INSTRUCTIONS FOR THE TASK —
Using the listing below, copy every line that mentions "chart".

COLLECTED DATA —

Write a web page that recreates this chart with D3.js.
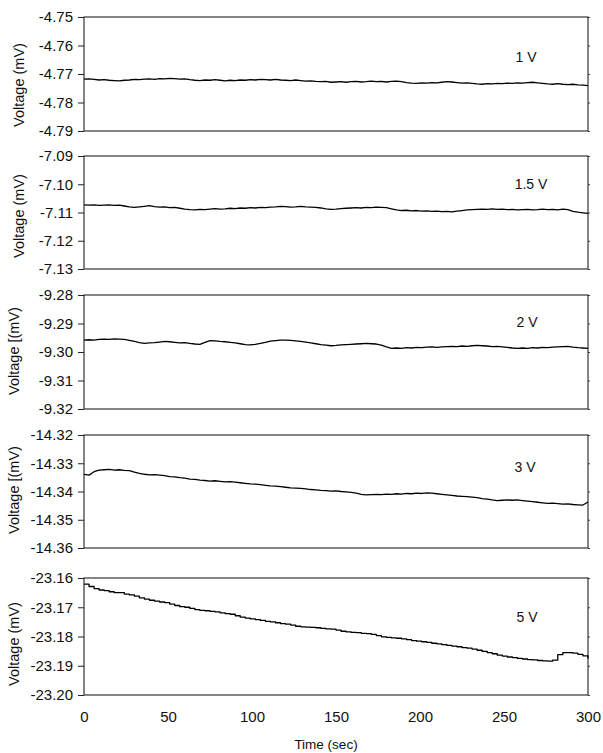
<!DOCTYPE html>
<html>
<head>
<meta charset="utf-8">
<script src="https://cdn.jsdelivr.net/npm/d3@7"></script>
<style>
  html, body { margin: 0; padding: 0; background: #fff; }
  svg { display: block; font-family: "Liberation Sans", Arial, sans-serif; }
</style>
</head>
<body>
<svg id="chart" width="603" height="753"></svg>
<script>
// Sampling times (s)
const timeSec = [0,3,6,9,12,15,18,21,24,27,30,33,36,39,42,45,48,51,54,57,60,63,66,69,72,75,78,81,84,87,90,93,96,99,
  102,105,108,111,114,117,120,123,126,129,132,135,138,141,144,147,150,153,156,159,162,165,168,171,174,177,180,183,186,189,192,195,198,
  201,204,207,210,213,216,219,222,225,228,231,234,237,240,243,246,249,252,255,258,261,264,267,270,273,276,279,282,285,288,291,294,297,300];

// Measured voltage (mV) for each applied bias
const v1 = [-4.7718,-4.7717,-4.7719,-4.7721,-4.7720,-4.7722,-4.7723,-4.7724,-4.7722,-4.7721,-4.7719,-4.7720,-4.7718,-4.7717,-4.7719,-4.7716,-4.7717,-4.7715,-4.7716,-4.7718,
  -4.7717,-4.7720,-4.7722,-4.7723,-4.7721,-4.7722,-4.7720,-4.7722,-4.7724,-4.7722,-4.7723,-4.7721,-4.7722,-4.7720,-4.7721,-4.7719,-4.7720,-4.7721,-4.7719,-4.7721,
  -4.7722,-4.7723,-4.7721,-4.7723,-4.7725,-4.7724,-4.7726,-4.7727,-4.7726,-4.7729,-4.7728,-4.7727,-4.7729,-4.7727,-4.7726,-4.7728,-4.7727,-4.7725,-4.7727,-4.7726,
  -4.7728,-4.7726,-4.7725,-4.7727,-4.7730,-4.7732,-4.7733,-4.7731,-4.7732,-4.7730,-4.7731,-4.7729,-4.7727,-4.7728,-4.7730,-4.7732,-4.7731,-4.7733,-4.7735,-4.7736,
  -4.7734,-4.7735,-4.7733,-4.7734,-4.7732,-4.7733,-4.7731,-4.7732,-4.7730,-4.7729,-4.7731,-4.7733,-4.7735,-4.7736,-4.7734,-4.7736,-4.7737,-4.7736,-4.7738,-4.7739,-4.7741];

const v15 = [-7.1073,-7.1074,-7.1073,-7.1075,-7.1074,-7.1073,-7.1075,-7.1074,-7.1077,-7.1080,-7.1082,-7.1080,-7.1078,-7.1076,-7.1079,-7.1081,-7.1080,-7.1083,-7.1082,-7.1085,
  -7.1088,-7.1090,-7.1091,-7.1089,-7.1090,-7.1088,-7.1086,-7.1088,-7.1087,-7.1085,-7.1086,-7.1084,-7.1085,-7.1083,-7.1084,-7.1082,-7.1083,-7.1081,-7.1080,-7.1078,
  -7.1079,-7.1081,-7.1080,-7.1078,-7.1080,-7.1081,-7.1082,-7.1084,-7.1087,-7.1089,-7.1088,-7.1086,-7.1085,-7.1084,-7.1083,-7.1084,-7.1082,-7.1083,-7.1081,-7.1082,
  -7.1083,-7.1087,-7.1091,-7.1093,-7.1092,-7.1094,-7.1093,-7.1095,-7.1094,-7.1096,-7.1095,-7.1097,-7.1096,-7.1098,-7.1095,-7.1093,-7.1091,-7.1090,-7.1089,-7.1088,
  -7.1089,-7.1087,-7.1089,-7.1088,-7.1090,-7.1089,-7.1091,-7.1090,-7.1089,-7.1091,-7.1090,-7.1088,-7.1090,-7.1089,-7.1091,-7.1088,-7.1090,-7.1096,-7.1099,-7.1101,-7.1103];

const v2 = [-9.2958,-9.2957,-9.2958,-9.2956,-9.2955,-9.2956,-9.2954,-9.2955,-9.2956,-9.2959,-9.2963,-9.2967,-9.2970,-9.2968,-9.2967,-9.2965,-9.2963,-9.2964,-9.2966,-9.2968,
  -9.2967,-9.2970,-9.2972,-9.2973,-9.2966,-9.2960,-9.2961,-9.2963,-9.2964,-9.2966,-9.2968,-9.2971,-9.2974,-9.2975,-9.2973,-9.2970,-9.2966,-9.2962,-9.2960,-9.2958,
  -9.2958,-9.2959,-9.2961,-9.2963,-9.2965,-9.2968,-9.2971,-9.2974,-9.2976,-9.2978,-9.2977,-9.2975,-9.2974,-9.2973,-9.2972,-9.2971,-9.2970,-9.2971,-9.2972,-9.2976,
  -9.2982,-9.2987,-9.2986,-9.2987,-9.2985,-9.2986,-9.2984,-9.2985,-9.2983,-9.2982,-9.2984,-9.2982,-9.2981,-9.2980,-9.2981,-9.2979,-9.2980,-9.2978,-9.2977,-9.2978,
  -9.2979,-9.2981,-9.2980,-9.2982,-9.2984,-9.2986,-9.2987,-9.2986,-9.2987,-9.2985,-9.2986,-9.2984,-9.2985,-9.2983,-9.2982,-9.2981,-9.2980,-9.2983,-9.2985,-9.2986,-9.2987];

const v3 = [-14.3339,-14.3342,-14.3330,-14.3324,-14.3323,-14.3322,-14.3324,-14.3323,-14.3325,-14.3326,-14.3331,-14.3336,-14.3339,-14.3341,-14.3340,-14.3342,-14.3344,-14.3347,-14.3348,-14.3351,
  -14.3353,-14.3356,-14.3357,-14.3360,-14.3361,-14.3363,-14.3362,-14.3364,-14.3366,-14.3365,-14.3367,-14.3369,-14.3371,-14.3373,-14.3374,-14.3376,-14.3378,-14.3380,-14.3381,-14.3383,
  -14.3385,-14.3387,-14.3388,-14.3389,-14.3391,-14.3393,-14.3394,-14.3396,-14.3397,-14.3399,-14.3398,-14.3400,-14.3401,-14.3403,-14.3406,-14.3410,-14.3412,-14.3411,-14.3410,-14.3411,
  -14.3409,-14.3410,-14.3408,-14.3409,-14.3407,-14.3408,-14.3406,-14.3407,-14.3405,-14.3406,-14.3408,-14.3410,-14.3412,-14.3414,-14.3416,-14.3417,-14.3418,-14.3420,-14.3422,-14.3425,
  -14.3427,-14.3430,-14.3432,-14.3431,-14.3430,-14.3431,-14.3430,-14.3432,-14.3434,-14.3436,-14.3438,-14.3440,-14.3442,-14.3441,-14.3443,-14.3445,-14.3444,-14.3446,-14.3447,-14.3448,-14.3437];

const v5 = [-23.1621,-23.1629,-23.1636,-23.1641,-23.1643,-23.1647,-23.1650,-23.1650,-23.1655,-23.1658,-23.1662,-23.1668,-23.1672,-23.1676,-23.1679,-23.1682,-23.1684,-23.1689,-23.1694,-23.1698,
  -23.1700,-23.1704,-23.1708,-23.1711,-23.1712,-23.1714,-23.1716,-23.1719,-23.1722,-23.1724,-23.1729,-23.1734,-23.1737,-23.1740,-23.1742,-23.1745,-23.1748,-23.1750,-23.1753,-23.1756,
  -23.1758,-23.1761,-23.1765,-23.1767,-23.1768,-23.1769,-23.1770,-23.1772,-23.1774,-23.1775,-23.1778,-23.1782,-23.1784,-23.1786,-23.1787,-23.1789,-23.1790,-23.1793,-23.1797,-23.1801,
  -23.1803,-23.1805,-23.1806,-23.1808,-23.1811,-23.1814,-23.1816,-23.1818,-23.1820,-23.1823,-23.1825,-23.1828,-23.1830,-23.1833,-23.1835,-23.1838,-23.1840,-23.1843,-23.1847,-23.1851,
  -23.1855,-23.1859,-23.1864,-23.1867,-23.1870,-23.1872,-23.1875,-23.1877,-23.1879,-23.1880,-23.1882,-23.1883,-23.1884,-23.1881,-23.1862,-23.1855,-23.1855,-23.1857,-23.1861,-23.1866,-23.1875];

// Panel labels, y-axis ranges, ticks and axis titles
const biasLabels = ["1 V", "1.5 V", "2 V", "3 V", "5 V"];
const seriesList = [v1, v15, v2, v3, v5];
const yDomains = [[-4.79, -4.75], [-7.13, -7.09], [-9.32, -9.28], [-14.36, -14.32], [-23.20, -23.16]];
const yTicks = [
  [-4.75, -4.76, -4.77, -4.78, -4.79],
  [-7.09, -7.10, -7.11, -7.12, -7.13],
  [-9.28, -9.29, -9.30, -9.31, -9.32],
  [-14.32, -14.33, -14.34, -14.35, -14.36],
  [-23.16, -23.17, -23.18, -23.19, -23.20]
];
const yTitles = ["Voltage (mV)", "Voltage (mV)", "Voltage [(mV)", "Voltage [(mV)", "Voltage (mV)"];
const xTicks = [0, 50, 100, 150, 200, 250, 300];
const xTitle = "Time (sec)";

// Panel geometry
const plotLeft = 84, plotRight = 588;
const panelBox = [
  { top: 17, bottom: 131, titleY: 85, titleX: 19, labelX: 526, labelY: 57 },
  { top: 156, bottom: 269, titleY: 216, titleX: 19, labelX: 531, labelY: 184 },
  { top: 295, bottom: 409, titleY: 351, titleX: 14, labelX: 527, labelY: 322 },
  { top: 435, bottom: 548, titleY: 490, titleX: 14, labelX: 525, labelY: 467 },
  { top: 578, bottom: 695, titleY: 644, titleX: 14, labelX: 527, labelY: 617 }
];

const svg = d3.select("#chart");
const x = d3.scaleLinear().domain([0, 300]).range([plotLeft, plotRight]);

seriesList.forEach((vals, i) => {
  const box = panelBox[i];
  const y = d3.scaleLinear().domain(yDomains[i]).range([box.bottom, box.top]);
  const g = svg.append("g");

  // left axis with tick labels
  const yAxis = d3.axisLeft(y).tickValues(yTicks[i]).tickSize(6).tickPadding(5)
    .tickFormat(d3.format(".2f"));
  const ya = g.append("g").attr("transform", `translate(${plotLeft},0)`).call(yAxis);
  ya.select(".domain").remove();
  ya.selectAll("line").attr("stroke", "#222");
  ya.selectAll("text")
    .attr("font-size", 15).attr("fill", "#111")
    .text(d => d3.format(".2f")(d).replace("−", "-"));

  // small marks on the right edge
  g.append("g").attr("transform", `translate(${plotRight},0)`)
    .call(d3.axisRight(y).tickValues(yTicks[i]).tickSize(2).tickFormat(""))
    .call(a => a.select(".domain").remove())
    .selectAll("line").attr("stroke", "#444");

  // frame
  g.append("rect")
    .attr("x", plotLeft).attr("y", box.top)
    .attr("width", plotRight - plotLeft).attr("height", box.bottom - box.top)
    .attr("fill", "none").attr("stroke", "#222").attr("stroke-width", 1.1);

  // trace
  const line = d3.line()
    .x((d, k) => x(timeSec[k]))
    .y(d => y(d))
    .curve(i === 4 ? d3.curveStepAfter : d3.curveLinear);
  g.append("path")
    .datum(vals)
    .attr("d", line)
    .attr("fill", "none").attr("stroke", "#000").attr("stroke-width", 1.3)
    .attr("stroke-linejoin", "round");

  // bias label
  g.append("text")
    .attr("x", box.labelX).attr("y", box.labelY).attr("dy", "0.35em")
    .attr("text-anchor", "middle").attr("font-size", 14).attr("fill", "#111")
    .text(biasLabels[i]);

  // y title
  g.append("text")
    .attr("transform", `translate(${box.titleX},${box.titleY}) rotate(-90)`)
    .attr("text-anchor", "middle").attr("dy", "0.35em")
    .attr("font-size", 14.5).attr("fill", "#111")
    .text(yTitles[i]);
});

// bottom time axis
const last = panelBox[4];
const xa = svg.append("g").attr("transform", `translate(0,${last.bottom})`)
  .call(d3.axisBottom(x).tickValues(xTicks).tickSize(0).tickPadding(16));
xa.select(".domain").remove();
xa.selectAll("text").attr("font-size", 15).attr("fill", "#111");

svg.append("text")
  .attr("x", 326).attr("y", 744).attr("dy", "0.35em")
  .attr("text-anchor", "middle").attr("font-size", 13.5).attr("fill", "#111")
  .text(xTitle);
</script>
</body>
</html>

WRITTEN SOLUTION —
Write a web page that recreates this chart with D3.js.
<svg id="chart" width="603" height="753"></svg>
const svg = d3.select("#chart");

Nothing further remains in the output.